When contacted yesterday midday, Chairman of the Potaro-Siparuni region, Bonaventure Fredricks said that while the waters have already started to recede, the regional administration will continue to monitor the situation.
According to Fredricks, though the heavy rainfall was the main factor in the floods, issues of overburdened streams and creeks as well as blockages caused by sediment from surrounding mining activity also contributed to yesterday’s floods.
This, he said, resulted in roadways in some parts of Mahdia being covered in water that was approximately four feet deep; an estimated 500 homes were also affected and road access to the airstrip cut off. A mechanic shop was inundated by waters which reached three feet.
“About six to eight houses were flooded and the airstrip road is still inaccessible but we are hopeful that by night the water will recede enough to allow access,” Fredricks added.
Parts of the road going to Princeville have reportedly been washed away while a roadway at Tiger Creek in the vicinity of Sam Silly Hill is under seven feet of water.

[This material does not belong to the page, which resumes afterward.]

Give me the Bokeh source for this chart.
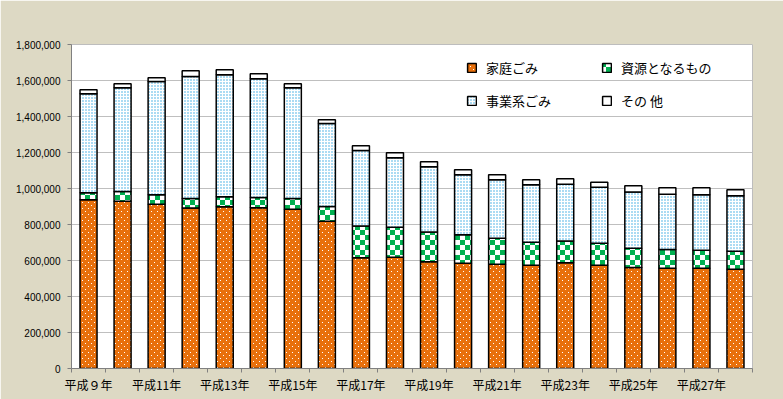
from bokeh.plotting import figure
from bokeh.models import (ColumnDataSource, FixedTicker, NumeralTickFormatter, Range1d,
                          Label, Legend, LegendItem, CanvasTexture)
from bokeh.transform import stack
from bokeh.embed import file_html
from bokeh.resources import INLINE

# ---- data (tons, in thousands) ----
years = list(range(9, 29))
year_labels = ["平成９年" if y == 9 else f"平成{y}年" for y in years]
label_years = years[::2]
household = [937, 929, 913, 891, 898, 893, 885, 818, 615, 618, 593, 585, 579, 574, 587, 574, 561, 557, 557, 552]
resource = [39, 54, 52, 53, 56, 57, 59, 82, 176, 167, 166, 158, 145, 128, 122, 122, 107, 104, 100, 100]
business = [550, 577, 629, 678, 678, 660, 616, 461, 420, 386, 362, 333, 324, 319, 315, 311, 312, 307, 308, 308]
other = [22, 22, 21, 32, 28, 27, 22, 21, 26, 27, 27, 28, 28, 27, 30, 28, 35, 36, 39, 33]
series_names = ["家庭ごみ", "資源となるもの", "事業系ごみ", "その 他"]
y_ticks = list(range(0, 1800001, 200000))

BG = "#DDD9C4"
JP = "Noto Sans CJK JP"

src = ColumnDataSource(dict(
    x=years,
    household=[v * 1000 for v in household],
    resource=[v * 1000 for v in resource],
    business=[v * 1000 for v in business],
    other=[v * 1000 for v in other],
    pat_checker=["checker"] * len(years),
    pat_wdots=["wdots"] * len(years),
))

p = figure(width=783, height=399, x_range=Range1d(8.5, 28.5), y_range=Range1d(0, 1800000),
           output_backend="svg", toolbar_location=None,
           min_border_left=71, min_border_right=31, min_border_top=44, min_border_bottom=31,
           background_fill_color="white", border_fill_color=BG,
           outline_line_color="#BDBDBD")

checker = CanvasTexture(code="""
var c = ctx.canvas;
if (c && c.width !== undefined) { c.width = 10; c.height = 10; }
ctx.fillStyle = '#00B050';
ctx.fillRect(0, 0, 5, 5);
ctx.fillRect(5, 5, 5, 5);
""")

wdots = CanvasTexture(code="""
var c = ctx.canvas;
if (c && c.width !== undefined) { c.width = 6; c.height = 6; }
ctx.fillStyle = '#FFFFFF';
ctx.fillRect(1, 1, 1, 1);
ctx.fillRect(4, 4, 1, 1);
""")

keys = ["household", "resource", "business", "other"]
W = 0.5
r1 = p.vbar(x="x", bottom=stack(), top=stack(keys[0]), width=W, source=src,
            fill_color="#E8700C", hatch_pattern="pat_wdots", hatch_extra={"wdots": wdots},
            hatch_color="white", hatch_scale=6, line_color="black", line_width=1.5)
r2 = p.vbar(x="x", bottom=stack(keys[0]), top=stack(keys[0], keys[1]), width=W, source=src,
            fill_color="white", hatch_pattern="pat_checker", hatch_extra={"checker": checker},
            hatch_scale=10, hatch_color="#00B050", line_color="black", line_width=1.5)
r3 = p.vbar(x="x", bottom=stack(keys[0], keys[1]), top=stack(keys[0], keys[1], keys[2]), width=W,
            source=src, fill_color="white", hatch_pattern="dot", hatch_color="#2CA5E0",
            hatch_scale=3, hatch_weight=1, line_color="black", line_width=1.5)
r4 = p.vbar(x="x", bottom=stack(keys[0], keys[1], keys[2]), top=stack(*keys), width=W,
            source=src, fill_color="white", line_color="black", line_width=1.5)

# axes
p.xgrid.grid_line_color = None
p.ygrid.grid_line_color = "#BFBFBF"
p.ygrid.ticker = FixedTicker(ticks=y_ticks)

xa = p.xaxis[0]
xa.ticker = FixedTicker(ticks=label_years, minor_ticks=[y - 0.5 for y in years] + [years[-1] + 0.5])
xa.major_label_overrides = {y: lab for y, lab in zip(years, year_labels) if y in label_years}
xa.major_tick_out = 0
xa.major_tick_in = 0
xa.minor_tick_out = 4
xa.minor_tick_in = 0
xa.minor_tick_line_color = "#808080"
xa.axis_line_color = "#808080"
xa.major_label_standoff = 3
xa.major_label_text_font = JP
xa.major_label_text_font_size = "12px"
xa.major_label_text_color = "black"

ya = p.yaxis[0]
ya.ticker = FixedTicker(ticks=y_ticks)
ya.formatter = NumeralTickFormatter(format="0,0")
ya.major_tick_out = 4
ya.major_tick_in = 0
ya.minor_tick_line_color = None
ya.major_tick_line_color = "#808080"
ya.axis_line_color = "#808080"
ya.major_label_standoff = 7
ya.major_label_text_font = "Liberation Sans"
ya.major_label_text_font_size = "10px"
ya.major_label_text_color = "black"

# titles (screen units: from frame left / frame bottom)
p.add_layout(Label(x=321, y=351, x_units="screen", y_units="screen", text="ごみ収集量の推移",
                   text_font=JP, text_font_size="17px", text_font_style="bold",
                   text_align="center", text_baseline="middle", text_color="black"))
p.add_layout(Label(x=-28, y=350, x_units="screen", y_units="screen", text="トン(t)",
                   text_font=JP, text_font_size="11px", text_font_style="bold",
                   text_align="center", text_baseline="middle", text_color="black"))

legend = Legend(items=[LegendItem(label=series_names[0], renderers=[r1]),
                       LegendItem(label=series_names[1], renderers=[r2]),
                       LegendItem(label=series_names[2], renderers=[r3]),
                       LegendItem(label=series_names[3], renderers=[r4])],
                location=(395, 258), orientation="horizontal", ncols=2,
                glyph_width=11, glyph_height=11, label_standoff=9, label_width=102,
                label_height=20, spacing=13, padding=0, margin=0,
                border_line_color=None, background_fill_alpha=0,
                label_text_font=JP, label_text_font_size="13px", label_text_color="black")
p.add_layout(legend)

html = file_html(p, INLINE)
html = html.replace("<body>", '<body style="background-color:%s;">' % BG, 1)
open("out.html", "w").write(html)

One resident who spoke to Stabroek News said he woke up around 4 am yesterday to find water in his house and car.
“The water was really high this morning man; the bridge was covered but I see they try a thing with it so that it can be used…we home here did not suffer that much but I saw some people’s fence and toilet wash away by the water,” he shared.
Yesterday’s flooding was not the first for Mahdia in recent years, as May 2016 had presented a similar situation when heavy rainfall compounded by a broken tailings pond in a nearby mining area caused flash flooding. As a result of this, residents in the low-lying areas of Mahdia were asked to relocate to higher ground.
The warnings of the Regional Administration it would seem were ignored by the residents, Fredricks said, before adding that the only thing they can do is once again issue the same warning and hope that it is adhered to in the wake of yesterday’s flood.
“This has been happening to us here for some years and we had asked people to relocate but they seem not to make any move,” he said.
The Chairman also related that though the Civil Defence Commission (CDC) has been notified of the situation, he is confident that the situation can be handled by the regional administration.
Nonetheless, the CDC under the leadership of Retired Colonel, Chabilall Ramsarup is said to be on the alert and prepared for any emergencies that may arise.
In addition to this, the Region is also looking to undertake emergency drainage works to relieve the condition as it continues to monitor the situation.
Meanwhile, Minister of State Joseph Harmon during yesterday’s post-Cabinet briefing said the government is aware of the situation and at that time was awaiting a situation report from the CDC as well as its proposed action plan.
“We are looking at that situation, as you know we have a national watch on weather and all emergencies are being done by the CDC. They will give us a situation report and their reaction to it. We will see what information comes out but what I can tell you is that the CDC has prepositioned supplies from the CDC in some of these areas, Mahdia being one and Orinduik being the other so that if anything happens in those area that needs heavy lifting, there is what we call pre dumping or a forward logistics base established where initial response can occur,” he added.
Additionally, the Minister noted that both the CDC and the Guyana People’s Militia have engaged residents in communities across Guyana in in first-responder training, which would help alleviate the potential burden that could fall on the CDC during a disaster.
“There are persons who are residents in these communities that they provide training in first response, first aid response to persons who are affected by flooding or fire or any such thing so that they can be on the ground and respond very quickly and so that all would be needed thereafter is supplies to be brought to affected communities,” Harmon shared.